Hoogland
- Full name: Voetbalvereniging Hoogland
- Nickname: Superboeren (Super Farmers)
- Founded: 1 June 1946; 79 years ago
- Ground: Sportpark Langenoord, Hoogland
- Capacity: 1,800
- Manager: Raymond Prins
- League: Vierde Divisie
- 2024–25: Vierde Divisie A, 5th of 16
- Website: https://www.vvhoogland.nl/
| Home colours |

= VV Hoogland =

Dutch football club

Voetbalvereniging Hoogland, more commonly known as VV Hoogland or simply Hoogland (/nl/), is a Dutch football club based in the town of Hoogland, Utrecht. Formed on 1 June 1946, they play in the Vierde Divisie, the fifth tier of the Dutch football league system, and have spent most of their history in the lower amateur tiers.

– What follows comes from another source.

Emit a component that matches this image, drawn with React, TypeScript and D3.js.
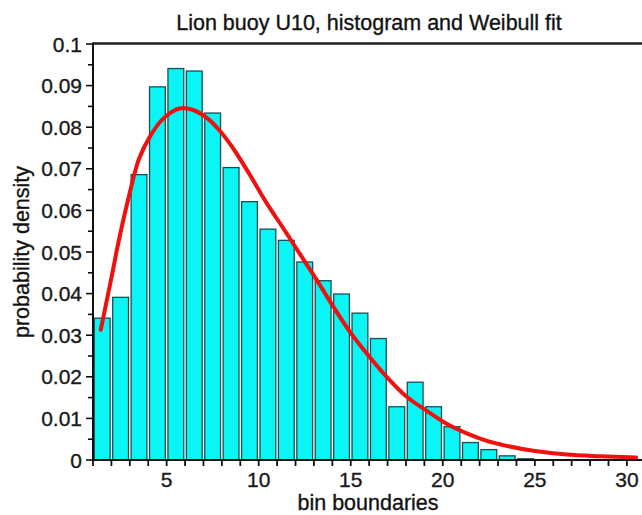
import React from "react";
import * as d3 from "d3";

// ---- data ----
const binLefts = [1, 2, 3, 4, 5, 6, 7, 8, 9, 10, 11, 12, 13, 14, 15, 16, 17, 18, 19, 20, 21, 22, 23, 24];
const densities = [
  0.0341, 0.0391, 0.0686, 0.0897, 0.0941, 0.0935, 0.0834, 0.0703, 0.0621, 0.0555, 0.0528, 0.0476,
  0.0431, 0.0399, 0.0353, 0.0292, 0.0128, 0.0187, 0.0128, 0.008, 0.0042, 0.0025, 0.001, 0.0003,
];
const fitX = [
  1.42, 2.0, 2.4, 3.0, 3.5, 4.1, 4.8, 5.7, 6.4, 7.2, 7.9, 8.6, 9.5, 10.4, 11.5, 12.2, 13.15, 14.05, 14.96,
  15.87, 16.95, 18.04, 19.13, 20.21, 21.3, 22.39, 23.47, 24.92, 26.73, 28.54, 30.5,
];
const fitY = [
  0.0313, 0.0438, 0.0527, 0.0643, 0.0724, 0.0778, 0.082, 0.0845, 0.0842, 0.0822, 0.0791, 0.075, 0.0687,
  0.062, 0.0546, 0.0498, 0.0433, 0.0369, 0.0308, 0.0256, 0.02, 0.0152, 0.0118, 0.0087, 0.0064, 0.0046,
  0.0034, 0.0022, 0.0013, 0.0009, 0.0006,
];
const yMajorTicks = [0, 0.01, 0.02, 0.03, 0.04, 0.05, 0.06, 0.07, 0.08, 0.09, 0.1];
const yTickLabels = ["0", "0.01", "0.02", "0.03", "0.04", "0.05", "0.06", "0.07", "0.08", "0.09", "0.1"];
const yMinorTicks = [0.005, 0.015, 0.025, 0.035, 0.045, 0.055, 0.065, 0.075, 0.085, 0.095];
const xLabelTicks = [5, 10, 15, 20, 25, 30];
const titleText = "Lion buoy U10, histogram and Weibull fit";
const xTitle = "bin boundaries";
const yTitle = "probability density";

const W = 642;
const H = 515;
const FONT = "'Liberation Sans', Arial, sans-serif";

export default function App() {
  const x = d3.scaleLinear().domain([1, 31]).range([93, 93 + 30 * 18.41]);
  const y = d3.scaleLinear().domain([0, 0.1]).range([460, 44]);
  const xMinor = d3.range(1, 31, 1);

  const line = d3
    .line<number>()
    .x((_, i) => x(fitX[i]))
    .y((d) => y(d))
    .curve(d3.curveCatmullRom.alpha(0.5));

  const pad = 1.3;
  const textStyle = { stroke: "#1a1a1a", strokeWidth: 0.35 };

  return (
    <svg
      width={W}
      height={H}
      style={{ position: "absolute", left: 0, top: 0, background: "#fff" }}
      fontFamily={FONT}
    >
      <rect x={0} y={0} width={W} height={H} fill="#fff" />
      {/* bars */}
      {binLefts.map((b, i) => {
        const x0 = x(b) + pad;
        const x1 = x(b + 1) - pad;
        const yt = y(densities[i]);
        return (
          <rect
            key={b}
            x={x0}
            y={yt}
            width={x1 - x0}
            height={y(0) - yt}
            fill="#0af5f5"
            stroke="#1d4f52"
            strokeWidth={1.3}
          />
        );
      })}
      {/* fit curve */}
      <path d={line(fitY) || ""} fill="none" stroke="#f01010" strokeWidth={4} strokeLinejoin="round" strokeLinecap="round" />
      {/* top border */}
      <line x1={x(1)} x2={W} y1={y(0.1) - 0.5} y2={y(0.1) - 0.5} stroke="#222" strokeWidth={2.5} />
      {/* axes */}
      <line x1={x(1)} x2={x(1)} y1={y(0.1) - 1.5} y2={y(0) + 1} stroke="#111" strokeWidth={2} />
      <line x1={x(1) - 1} x2={W} y1={y(0)} y2={y(0)} stroke="#111" strokeWidth={2} />
      {/* y ticks */}
      {yMajorTicks.map((t, i) => (
        <g key={"ym" + t}>
          <line x1={x(1) - 7} x2={x(1)} y1={y(t)} y2={y(t)} stroke="#111" strokeWidth={1.6} />
          <text x={x(1) - 11} y={y(t) + 7.5} textAnchor="end" fontSize={21} fill="#1a1a1a" style={textStyle}>
            {yTickLabels[i]}
          </text>
        </g>
      ))}
      {yMinorTicks.map((t) => (
        <line key={"yn" + t} x1={x(1) - 5} x2={x(1)} y1={y(t)} y2={y(t)} stroke="#111" strokeWidth={1.6} />
      ))}
      {/* x ticks */}
      {xMinor.map((t) => (
        <line key={"xt" + t} x1={x(t)} x2={x(t)} y1={y(0)} y2={y(0) + 6} stroke="#111" strokeWidth={1.8} />
      ))}
      {xLabelTicks.map((t) => (
        <text key={"xl" + t} x={x(t)} y={487} textAnchor="middle" fontSize={21} fill="#1a1a1a" style={textStyle}>
          {t}
        </text>
      ))}
      {/* titles */}
      <text x={369} y={30} textAnchor="middle" fontSize={21.5} fill="#111" style={textStyle}>
        {titleText}
      </text>
      <text x={368} y={510} textAnchor="middle" fontSize={21.5} fill="#111" style={textStyle}>
        {xTitle}
      </text>
      <text
        transform={`translate(29, ${(y(0) + y(0.1)) / 2}) rotate(-90)`}
        textAnchor="middle"
        fontSize={21.5}
        fill="#111"
        style={textStyle}
      >
        {yTitle}
      </text>
    </svg>
  );
}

Their home ground is Sportpark Langenoord.

== History ==
VV Hoogland was founded shortly after World War II on 1 June 1946, after local youths decided to organise association football in the area in one club. The team began its inaugural season in the local Tweede Klasse—the lowest tier of Dutch football at the time. The popular support that football saw during the postwar years meant an increase in clubs, and Hoogland had to participate in the newly founded Derde Klasse shortly afterwards—the new lowest tier.

Hoogland mainly played in the basement of Dutch football during the following decades, shifting between participation in the Derde and Vierde Klasse, which were the fourth and fifth amateur levels. The club, however, saw a rapid rise in the late 2000s, reaching promotion to the Eerste Klasse in 2011.

After winning the Eerste Klasse championship in 2016, Hoogland reached the Hoofdklasse Sunday for the first time in the 2016–17 season. With a fifteenth place in the following season, however, relegation back to the Eerste Klasse ensued. This was followed by two promotions in a row, both after play-offs, which meant that the club played in the fourth-tier Derde Divisie for the first time in club history in the 2019–20 season. At that point, the club was the highest classified and largest club in the Amersfoort Municipality.